_Exercise brief_
Exactly as written, quote every line that follows, skipping the images.
— begin Entries —
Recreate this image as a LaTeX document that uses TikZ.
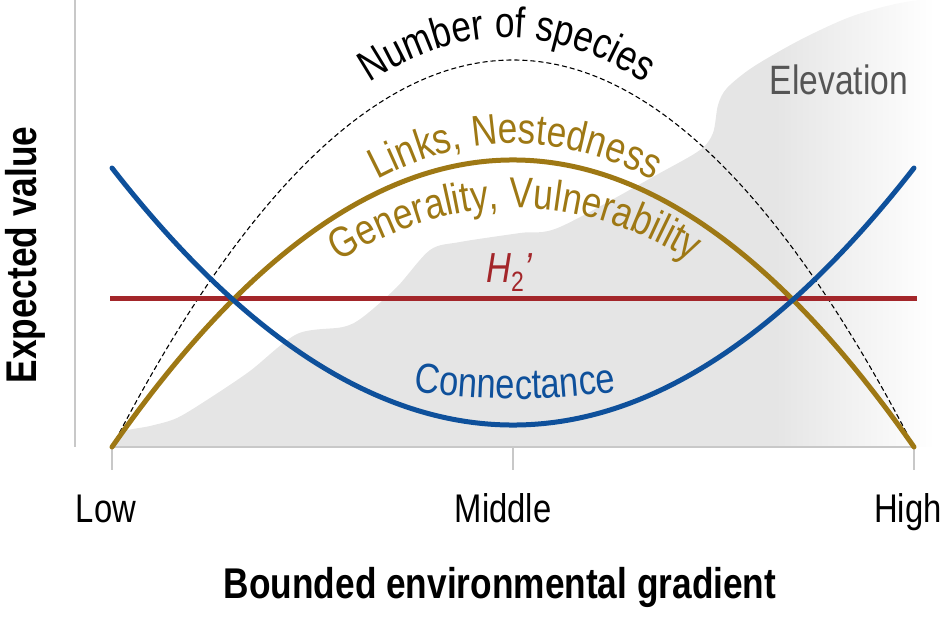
\documentclass[tikz,border=0pt]{standalone}
\usepackage{fontspec}
\setmainfont{Liberation Sans}[FakeStretch=0.82]
\usetikzlibrary{decorations.text}
\definecolor{cblue}{RGB}{14,80,155}
\definecolor{cgold}{RGB}{158,120,20}
\definecolor{cred}{RGB}{163,38,42}
\definecolor{elev}{RGB}{229,229,229}
\definecolor{axisgray}{RGB}{200,200,200}
\definecolor{elevtext}{RGB}{85,85,85}
\tikzset{
  curve/.style={line width=5pt, line cap=round},
  axisline/.style={draw=axisgray, line width=1.4pt},
  ticklabel/.style={font=\fontsize{40}{40}\selectfont, anchor=base, inner sep=0pt},
  axistitle/.style={font=\fontsize{43}{43}\selectfont\bfseries, anchor=base, inner sep=0pt},
}
\begin{document}
\begin{tikzpicture}[x=1pt,y=-1pt]
\useasboundingbox (0,0) rectangle (947,628);
% elevation area
\begin{scope}
\clip plot[smooth, tension=0.5] coordinates {(114,447) (122,432) (150,426) (177,418) (210,398) (250,371) (297,334) (343,327) (363,317) (397,287) (430,250) (460,242) (520,233) (560,227) (660,173) (700,150) (713,133) (718,105) (727,88) (753,67) (800,40) (850,17) (900,3) (960,-5)} -- (960,447) -- cycle;
\fill[elev] (100,-10) rectangle (775,450);
\shade[left color=elev, right color=white] (775,-10) rectangle (935,450);
\end{scope}
% axes
\coordinate (yt) at (75,0);
\coordinate (yb) at (75,447);
\coordinate (lo) at (112,447);
\coordinate (mi) at (513,447);
\coordinate (hi) at (914,447);
\coordinate (lot) at (112,470);
\coordinate (mit) at (513,470);
\coordinate (hit) at (914,470);
\draw[axisline] (yt) -- (yb);
\draw[axisline] (lo) -- (hi);
\draw[axisline] (lo) -- (lot);
\draw[axisline] (mi) -- (mit);
\draw[axisline] (hi) -- (hit);
% curves
\coordinate (bl) at (112,168);
\coordinate (br) at (914,168);
\draw[black, line width=1.1pt, dash pattern=on 5pt off 3pt] (lo) .. controls (379.3,-69) and (646.7,-69) .. (hi);
\draw[cred, line width=5pt] (110,298) -- (917,298);
\draw[curve, cgold] (lo) .. controls (379.3,64.3) and (646.7,64.3) .. (hi);
\draw[curve, cblue] (bl) .. controls (379.3,510.7) and (646.7,510.7) .. (br);
% labels along curves
\path[decorate, decoration={text along path, text align=center,
  text={|\fontsize{43}{43}\selectfont\color{black}|Number of species}}]
  (355,93) .. controls (456.3,19) and (557.7,19) .. (659,93);
\path[decorate, decoration={text along path, text align=center,
  text={|\fontsize{43}{43}\selectfont\color{cgold}|Links, Nestedness}}]
  (370,184) .. controls (466.7,130) and (563.3,130) .. (660,184);
\path[decorate, decoration={text along path, text align=center,
  text={|\fontsize{43}{43}\selectfont\color{cgold}|Generality, Vulnerability}}]
  (333,265) .. controls (455,189) and (575,189) .. (697,265);
\path[decorate, decoration={text along path, text align=center,
  text={|\fontsize{42}{42}\selectfont\color{cblue}|Connectance}}]
  (405,390) .. controls (478,402) and (552,402) .. (625,390);
% other labels
\node[anchor=base, inner sep=0pt, text=elevtext, font=\fontsize{41}{41}\selectfont] (elevlab) at (839,95) {Elevation};
\node[anchor=base, inner sep=0pt, text=cred, font=\fontsize{42}{42}\selectfont] (hlab) at (509,283) {\itshape H\raisebox{-9pt}{\upshape\fontsize{28}{28}\selectfont 2}\itshape '};
\node[ticklabel] (lowlab) at (106,522) {Low};
\node[ticklabel] (midlab) at (503,522) {Middle};
\node[ticklabel] (highlab) at (908,522) {High};
\node[axistitle] (xtitle) at (500,598) {Bounded environmental gradient};
\node[axistitle, rotate=90] (ytitle) at (36,255) {Expected value};
\end{tikzpicture}
\end{document}
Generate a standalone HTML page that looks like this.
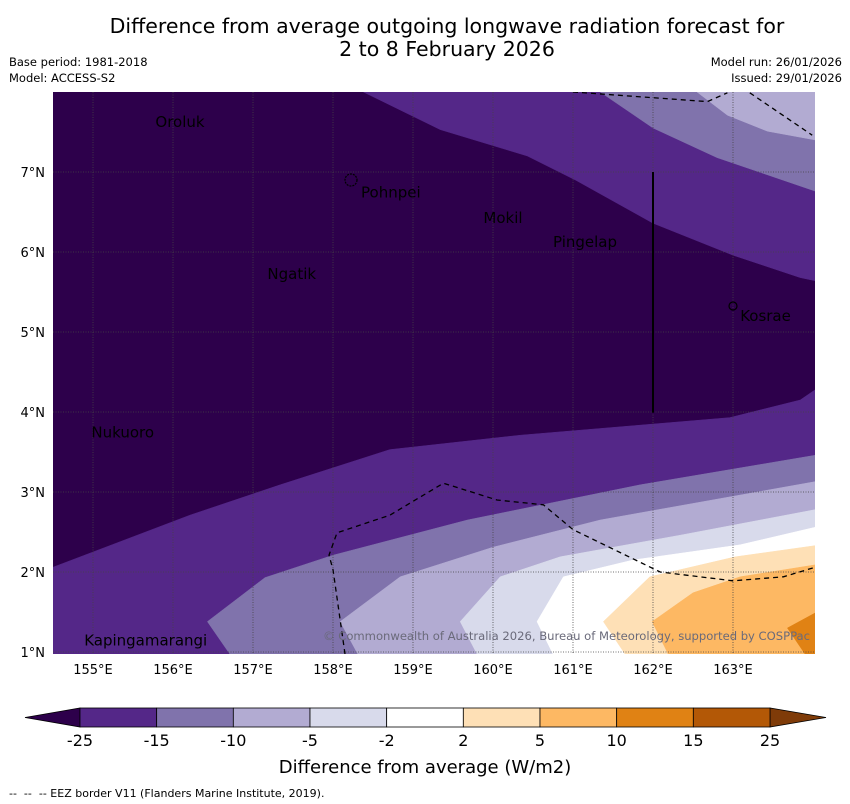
— end Entries —
_Answer_
Recreate this image as a LaTeX document that uses TikZ.
\documentclass[tikz,border=0pt]{standalone}
\usepackage{fontspec}
\setmainfont{Liberation Sans}[FakeStretch=0.82]
\usetikzlibrary{decorations.text}
\definecolor{cblue}{RGB}{14,80,155}
\definecolor{cgold}{RGB}{158,120,20}
\definecolor{cred}{RGB}{163,38,42}
\definecolor{elev}{RGB}{229,229,229}
\definecolor{axisgray}{RGB}{200,200,200}
\definecolor{elevtext}{RGB}{85,85,85}
\tikzset{
  curve/.style={line width=5pt, line cap=round},
  axisline/.style={draw=axisgray, line width=1.4pt},
  ticklabel/.style={font=\fontsize{40}{40}\selectfont, anchor=base, inner sep=0pt},
  axistitle/.style={font=\fontsize{43}{43}\selectfont\bfseries, anchor=base, inner sep=0pt},
}
\begin{document}
\begin{tikzpicture}[x=1pt,y=-1pt]
\useasboundingbox (0,0) rectangle (947,628);
% elevation area
\begin{scope}
\clip plot[smooth, tension=0.5] coordinates {(114,447) (122,432) (150,426) (177,418) (210,398) (250,371) (297,334) (343,327) (363,317) (397,287) (430,250) (460,242) (520,233) (560,227) (660,173) (700,150) (713,133) (718,105) (727,88) (753,67) (800,40) (850,17) (900,3) (960,-5)} -- (960,447) -- cycle;
\fill[elev] (100,-10) rectangle (775,450);
\shade[left color=elev, right color=white] (775,-10) rectangle (935,450);
\end{scope}
% axes
\coordinate (yt) at (75,0);
\coordinate (yb) at (75,447);
\coordinate (lo) at (112,447);
\coordinate (mi) at (513,447);
\coordinate (hi) at (914,447);
\coordinate (lot) at (112,470);
\coordinate (mit) at (513,470);
\coordinate (hit) at (914,470);
\draw[axisline] (yt) -- (yb);
\draw[axisline] (lo) -- (hi);
\draw[axisline] (lo) -- (lot);
\draw[axisline] (mi) -- (mit);
\draw[axisline] (hi) -- (hit);
% curves
\coordinate (bl) at (112,168);
\coordinate (br) at (914,168);
\draw[black, line width=1.1pt, dash pattern=on 5pt off 3pt] (lo) .. controls (379.3,-69) and (646.7,-69) .. (hi);
\draw[cred, line width=5pt] (110,298) -- (917,298);
\draw[curve, cgold] (lo) .. controls (379.3,64.3) and (646.7,64.3) .. (hi);
\draw[curve, cblue] (bl) .. controls (379.3,510.7) and (646.7,510.7) .. (br);
% labels along curves
\path[decorate, decoration={text along path, text align=center,
  text={|\fontsize{43}{43}\selectfont\color{black}|Number of species}}]
  (355,93) .. controls (456.3,19) and (557.7,19) .. (659,93);
\path[decorate, decoration={text along path, text align=center,
  text={|\fontsize{43}{43}\selectfont\color{cgold}|Links, Nestedness}}]
  (370,184) .. controls (466.7,130) and (563.3,130) .. (660,184);
\path[decorate, decoration={text along path, text align=center,
  text={|\fontsize{43}{43}\selectfont\color{cgold}|Generality, Vulnerability}}]
  (333,265) .. controls (455,189) and (575,189) .. (697,265);
\path[decorate, decoration={text along path, text align=center,
  text={|\fontsize{42}{42}\selectfont\color{cblue}|Connectance}}]
  (405,390) .. controls (478,402) and (552,402) .. (625,390);
% other labels
\node[anchor=base, inner sep=0pt, text=elevtext, font=\fontsize{41}{41}\selectfont] (elevlab) at (839,95) {Elevation};
\node[anchor=base, inner sep=0pt, text=cred, font=\fontsize{42}{42}\selectfont] (hlab) at (509,283) {\itshape H\raisebox{-9pt}{\upshape\fontsize{28}{28}\selectfont 2}\itshape '};
\node[ticklabel] (lowlab) at (106,522) {Low};
\node[ticklabel] (midlab) at (503,522) {Middle};
\node[ticklabel] (highlab) at (908,522) {High};
\node[axistitle] (xtitle) at (500,598) {Bounded environmental gradient};
\node[axistitle, rotate=90] (ytitle) at (36,255) {Expected value};
\end{tikzpicture}
\end{document}
Generate a standalone HTML page that looks like this.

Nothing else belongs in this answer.